Will you write out the data exactly, excluding every picture?

* Start RECORDED DATA *

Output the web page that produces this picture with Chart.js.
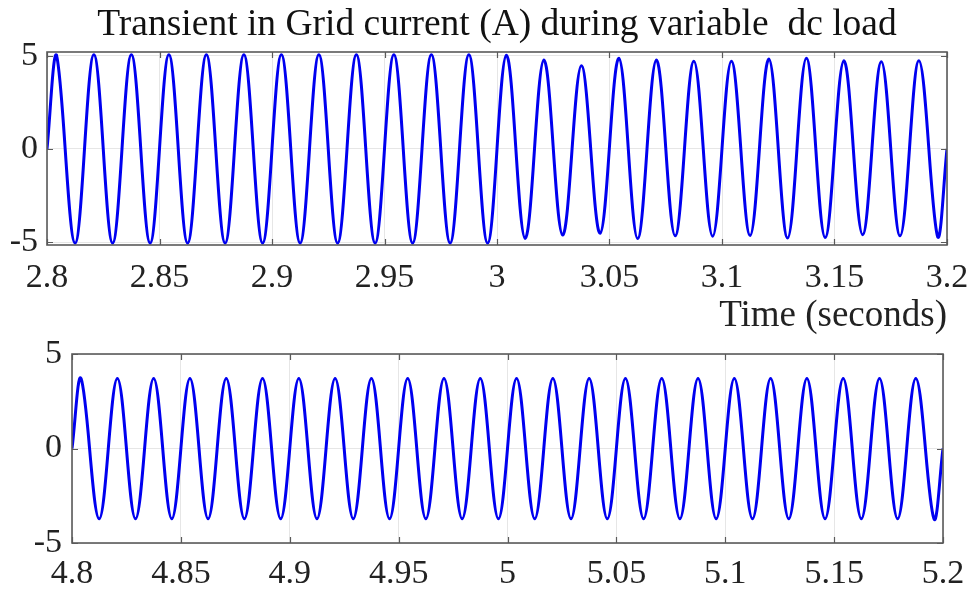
<!DOCTYPE html>
<html>
<head>
<meta charset="utf-8">
<script src="https://cdn.jsdelivr.net/npm/chart.js@4.4.1/dist/chart.umd.min.js"></script>
<style>
  html, body { margin: 0; padding: 0; background: #ffffff; }
  body { width: 971px; height: 592px; position: relative; overflow: hidden; }
  canvas { position: absolute; left: 0; }
  #topChart { top: 0; }
  #bottomChart { top: 310px; }
</style>
</head>
<body>
<canvas id="bottomChart" width="971" height="282"></canvas>
<canvas id="topChart" width="971" height="340"></canvas>
<script>
// ---------------- data ----------------
const titleText = "Transient in Grid current (A) during variable  dc load";
const xAxisTitle = "Time (seconds)";
const FREQ_HZ = 60;

// upper panel: 2.8 s .. 3.2 s, per-cycle positive peak and negative trough (A)
const topStart = 2.8;
const topEnd = 3.2;
const topPeaks =   [5.05, 5.05, 5.05, 5.05, 5.05, 5.05, 5.05, 5.05, 5.05, 5.05, 5.05, 5.05,
                    5.03, 4.77, 4.46, 4.86, 4.77, 4.71, 4.71, 4.82, 4.86, 4.73, 4.68, 4.73];
const topTroughs = [-5.05, -5.05, -5.05, -5.05, -5.05, -5.05, -5.05, -5.05, -5.05, -5.05, -5.05, -5.05,
                    -4.80, -4.62, -4.52, -4.80, -4.66, -4.68, -4.64, -4.78, -4.75, -4.60, -4.66, -4.70];
const topTickLabels = ["2.8", "2.85", "2.9", "2.95", "3", "3.05", "3.1", "3.15", "3.2"];
const topYMin = -5.15;
const topYMax = 5.2;

// lower panel: 4.8 s .. 5.2 s
const bottomStart = 4.8;
const bottomEnd = 5.2;
const bottomPeaks =   [3.70, 3.70, 3.70, 3.70, 3.70, 3.70, 3.70, 3.70, 3.70, 3.70, 3.70, 3.70,
                       3.70, 3.70, 3.70, 3.70, 3.70, 3.70, 3.70, 3.70, 3.70, 3.70, 3.70, 3.70];
const bottomTroughs = [-3.72, -3.72, -3.72, -3.72, -3.72, -3.72, -3.72, -3.72, -3.72, -3.72, -3.72, -3.72,
                       -3.72, -3.72, -3.72, -3.72, -3.72, -3.72, -3.72, -3.72, -3.72, -3.72, -3.72, -3.72];
const bottomTickLabels = ["4.8", "4.85", "4.9", "4.95", "5", "5.05", "5.1", "5.15", "5.2"];
const bottomYMin = -5;
const bottomYMax = 5;

const yTickLabels = ["-5", "0", "5"];

// ---------------- build point tables (start, peaks, troughs, end) ----------------
function buildWave(start, peaks, troughs, end) {
  const q = 1 / (4 * FREQ_HZ);
  const pts = [{ x: start, y: 0 }];
  peaks.forEach((p, k) => {
    const t0 = start + 4 * k * q;
    pts.push({ x: t0 + q, y: p }, { x: t0 + 3 * q, y: troughs[k] });
  });
  pts.push({ x: end, y: 0 });
  return pts;
}

const SERIF = "'Liberation Serif', 'Times New Roman', Times, serif";
const TEXT = '#222222';
const GRID = '#e6e6e6';
const BOX = '#5a5a5a';

const boxPlugin = {
  id: 'matlabBox',
  afterDatasetsDraw(chart) {
    const { ctx, chartArea: a } = chart;
    const xs = chart.scales.x, ys = chart.scales.y;
    ctx.save();
    ctx.strokeStyle = BOX;
    ctx.lineWidth = 1.2;
    const tl = 6;
    ctx.beginPath();
    xs.ticks.forEach((t, i) => {
      const px = Math.round(xs.getPixelForTick(i)) + 0.5;
      ctx.moveTo(px, a.bottom); ctx.lineTo(px, a.bottom - tl);
      ctx.moveTo(px, a.top); ctx.lineTo(px, a.top + tl);
    });
    ys.ticks.forEach((t, i) => {
      const py = Math.round(ys.getPixelForTick(i)) + 0.5;
      ctx.moveTo(a.left, py); ctx.lineTo(a.left + tl, py);
      ctx.moveTo(a.right, py); ctx.lineTo(a.right - tl, py);
    });
    ctx.stroke();
    ctx.lineWidth = 1.6;
    ctx.strokeRect(a.left, a.top, a.right - a.left, a.bottom - a.top);
    ctx.restore();
  }
};

function makeChart(id, cfg) {
  const tickVals = cfg.xLabels.map(Number);
  const yVals = yTickLabels.map(Number);
  return new Chart(document.getElementById(id), {
    type: 'line',
    data: {
      datasets: [{
        data: buildWave(cfg.start, cfg.peaks, cfg.troughs, cfg.end),
        borderColor: 'rgb(0,0,240)',
        borderWidth: 3,
        pointRadius: 0,
        fill: false,
        tension: 0.365
      }]
    },
    plugins: [boxPlugin],
    options: {
      responsive: false,
      animation: false,
      devicePixelRatio: 1,
      layout: { padding: cfg.padding },
      plugins: {
        legend: { display: false },
        tooltip: { enabled: false },
        title: cfg.title ? {
          display: true,
          text: cfg.title,
          fullSize: false,
          color: '#111111',
          font: { family: SERIF, size: 37.5, weight: 'normal' },
          padding: { top: 3, bottom: 4 }
        } : { display: false }
      },
      scales: {
        x: {
          type: 'linear',
          min: cfg.start,
          max: cfg.end,
          afterBuildTicks: (s) => { s.ticks = tickVals.map(v => ({ value: v })); },
          afterFit: (s) => { s.height = cfg.xHeight; s.paddingLeft = 0; s.paddingRight = 0; },
          ticks: {
            autoSkip: false,
            maxRotation: 0,
            padding: cfg.xPad,
            color: TEXT,
            font: { family: SERIF, size: 34 },
            callback: (v) => { const i = tickVals.indexOf(v); return i >= 0 ? cfg.xLabels[i] : ''; }
          },
          grid: { color: GRID, lineWidth: 1, drawTicks: false },
          border: { display: false },
          title: cfg.xTitle ? {
            display: true,
            text: cfg.xTitle,
            align: 'end',
            color: TEXT,
            font: { family: SERIF, size: 37 },
            padding: { top: 0, bottom: 2 }
          } : { display: false }
        },
        y: {
          type: 'linear',
          min: cfg.yMin,
          max: cfg.yMax,
          afterBuildTicks: (s) => { s.ticks = yVals.map(v => ({ value: v })); },
          afterFit: (s) => { s.width = cfg.yWidth; s.paddingTop = 0; s.paddingBottom = 0; },
          ticks: {
            padding: cfg.yPad,
            color: TEXT,
            font: { family: SERIF, size: 34 },
            callback: (v) => { const i = yVals.indexOf(v); return i >= 0 ? yTickLabels[i] : ''; }
          },
          grid: { color: GRID, lineWidth: 1, drawTicks: false },
          border: { display: false }
        }
      }
    }
  });
}

makeChart('topChart', {
  start: topStart, end: topEnd, peaks: topPeaks, troughs: topTroughs,
  xLabels: topTickLabels, yMin: topYMin, yMax: topYMax,
  title: titleText, xTitle: xAxisTitle,
  padding: { left: 0, right: 24, top: 0, bottom: 0 },
  xHeight: 95, yWidth: 47, xPad: 13, yPad: 9
});

makeChart('bottomChart', {
  start: bottomStart, end: bottomEnd, peaks: bottomPeaks, troughs: bottomTroughs,
  xLabels: bottomTickLabels, yMin: bottomYMin, yMax: bottomYMax,
  title: null, xTitle: null,
  padding: { left: 0, right: 28, top: 44, bottom: 0 },
  xHeight: 49, yWidth: 72, xPad: 11, yPad: 10
});
</script>
</body>
</html>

* End RECORDED DATA *

TASK SOLUTION:
Output the web page that produces this picture with Chart.js.
<!DOCTYPE html>
<html>
<head>
<meta charset="utf-8">
<script src="https://cdn.jsdelivr.net/npm/chart.js@4.4.1/dist/chart.umd.min.js"></script>
<style>
  html, body { margin: 0; padding: 0; background: #ffffff; }
  body { width: 971px; height: 592px; position: relative; overflow: hidden; }
  canvas { position: absolute; left: 0; }
  #topChart { top: 0; }
  #bottomChart { top: 310px; }
</style>
</head>
<body>
<canvas id="bottomChart" width="971" height="282"></canvas>
<canvas id="topChart" width="971" height="340"></canvas>
<script>
// ---------------- data ----------------
const titleText = "Transient in Grid current (A) during variable  dc load";
const xAxisTitle = "Time (seconds)";
const FREQ_HZ = 60;

// upper panel: 2.8 s .. 3.2 s, per-cycle positive peak and negative trough (A)
const topStart = 2.8;
const topEnd = 3.2;
const topPeaks =   [5.05, 5.05, 5.05, 5.05, 5.05, 5.05, 5.05, 5.05, 5.05, 5.05, 5.05, 5.05,
                    5.03, 4.77, 4.46, 4.86, 4.77, 4.71, 4.71, 4.82, 4.86, 4.73, 4.68, 4.73];
const topTroughs = [-5.05, -5.05, -5.05, -5.05, -5.05, -5.05, -5.05, -5.05, -5.05, -5.05, -5.05, -5.05,
                    -4.80, -4.62, -4.52, -4.80, -4.66, -4.68, -4.64, -4.78, -4.75, -4.60, -4.66, -4.70];
const topTickLabels = ["2.8", "2.85", "2.9", "2.95", "3", "3.05", "3.1", "3.15", "3.2"];
const topYMin = -5.15;
const topYMax = 5.2;

// lower panel: 4.8 s .. 5.2 s
const bottomStart = 4.8;
const bottomEnd = 5.2;
const bottomPeaks =   [3.70, 3.70, 3.70, 3.70, 3.70, 3.70, 3.70, 3.70, 3.70, 3.70, 3.70, 3.70,
                       3.70, 3.70, 3.70, 3.70, 3.70, 3.70, 3.70, 3.70, 3.70, 3.70, 3.70, 3.70];
const bottomTroughs = [-3.72, -3.72, -3.72, -3.72, -3.72, -3.72, -3.72, -3.72, -3.72, -3.72, -3.72, -3.72,
                       -3.72, -3.72, -3.72, -3.72, -3.72, -3.72, -3.72, -3.72, -3.72, -3.72, -3.72, -3.72];
const bottomTickLabels = ["4.8", "4.85", "4.9", "4.95", "5", "5.05", "5.1", "5.15", "5.2"];
const bottomYMin = -5;
const bottomYMax = 5;

const yTickLabels = ["-5", "0", "5"];

// ---------------- build point tables (start, peaks, troughs, end) ----------------
function buildWave(start, peaks, troughs, end) {
  const q = 1 / (4 * FREQ_HZ);
  const pts = [{ x: start, y: 0 }];
  peaks.forEach((p, k) => {
    const t0 = start + 4 * k * q;
    pts.push({ x: t0 + q, y: p }, { x: t0 + 3 * q, y: troughs[k] });
  });
  pts.push({ x: end, y: 0 });
  return pts;
}

const SERIF = "'Liberation Serif', 'Times New Roman', Times, serif";
const TEXT = '#222222';
const GRID = '#e6e6e6';
const BOX = '#5a5a5a';

const boxPlugin = {
  id: 'matlabBox',
  afterDatasetsDraw(chart) {
    const { ctx, chartArea: a } = chart;
    const xs = chart.scales.x, ys = chart.scales.y;
    ctx.save();
    ctx.strokeStyle = BOX;
    ctx.lineWidth = 1.2;
    const tl = 6;
    ctx.beginPath();
    xs.ticks.forEach((t, i) => {
      const px = Math.round(xs.getPixelForTick(i)) + 0.5;
      ctx.moveTo(px, a.bottom); ctx.lineTo(px, a.bottom - tl);
      ctx.moveTo(px, a.top); ctx.lineTo(px, a.top + tl);
    });
    ys.ticks.forEach((t, i) => {
      const py = Math.round(ys.getPixelForTick(i)) + 0.5;
      ctx.moveTo(a.left, py); ctx.lineTo(a.left + tl, py);
      ctx.moveTo(a.right, py); ctx.lineTo(a.right - tl, py);
    });
    ctx.stroke();
    ctx.lineWidth = 1.6;
    ctx.strokeRect(a.left, a.top, a.right - a.left, a.bottom - a.top);
    ctx.restore();
  }
};

function makeChart(id, cfg) {
  const tickVals = cfg.xLabels.map(Number);
  const yVals = yTickLabels.map(Number);
  return new Chart(document.getElementById(id), {
    type: 'line',
    data: {
      datasets: [{
        data: buildWave(cfg.start, cfg.peaks, cfg.troughs, cfg.end),
        borderColor: 'rgb(0,0,240)',
        borderWidth: 3,
        pointRadius: 0,
        fill: false,
        tension: 0.365
      }]
    },
    plugins: [boxPlugin],
    options: {
      responsive: false,
      animation: false,
      devicePixelRatio: 1,
      layout: { padding: cfg.padding },
      plugins: {
        legend: { display: false },
        tooltip: { enabled: false },
        title: cfg.title ? {
          display: true,
          text: cfg.title,
          fullSize: false,
          color: '#111111',
          font: { family: SERIF, size: 37.5, weight: 'normal' },
          padding: { top: 3, bottom: 4 }
        } : { display: false }
      },
      scales: {
        x: {
          type: 'linear',
          min: cfg.start,
          max: cfg.end,
          afterBuildTicks: (s) => { s.ticks = tickVals.map(v => ({ value: v })); },
          afterFit: (s) => { s.height = cfg.xHeight; s.paddingLeft = 0; s.paddingRight = 0; },
          ticks: {
            autoSkip: false,
            maxRotation: 0,
            padding: cfg.xPad,
            color: TEXT,
            font: { family: SERIF, size: 34 },
            callback: (v) => { const i = tickVals.indexOf(v); return i >= 0 ? cfg.xLabels[i] : ''; }
          },
          grid: { color: GRID, lineWidth: 1, drawTicks: false },
          border: { display: false },
          title: cfg.xTitle ? {
            display: true,
            text: cfg.xTitle,
            align: 'end',
            color: TEXT,
            font: { family: SERIF, size: 37 },
            padding: { top: 0, bottom: 2 }
          } : { display: false }
        },
        y: {
          type: 'linear',
          min: cfg.yMin,
          max: cfg.yMax,
          afterBuildTicks: (s) => { s.ticks = yVals.map(v => ({ value: v })); },
          afterFit: (s) => { s.width = cfg.yWidth; s.paddingTop = 0; s.paddingBottom = 0; },
          ticks: {
            padding: cfg.yPad,
            color: TEXT,
            font: { family: SERIF, size: 34 },
            callback: (v) => { const i = yVals.indexOf(v); return i >= 0 ? yTickLabels[i] : ''; }
          },
          grid: { color: GRID, lineWidth: 1, drawTicks: false },
          border: { display: false }
        }
      }
    }
  });
}

makeChart('topChart', {
  start: topStart, end: topEnd, peaks: topPeaks, troughs: topTroughs,
  xLabels: topTickLabels, yMin: topYMin, yMax: topYMax,
  title: titleText, xTitle: xAxisTitle,
  padding: { left: 0, right: 24, top: 0, bottom: 0 },
  xHeight: 95, yWidth: 47, xPad: 13, yPad: 9
});

makeChart('bottomChart', {
  start: bottomStart, end: bottomEnd, peaks: bottomPeaks, troughs: bottomTroughs,
  xLabels: bottomTickLabels, yMin: bottomYMin, yMax: bottomYMax,
  title: null, xTitle: null,
  padding: { left: 0, right: 28, top: 44, bottom: 0 },
  xHeight: 49, yWidth: 72, xPad: 11, yPad: 10
});
</script>
</body>
</html>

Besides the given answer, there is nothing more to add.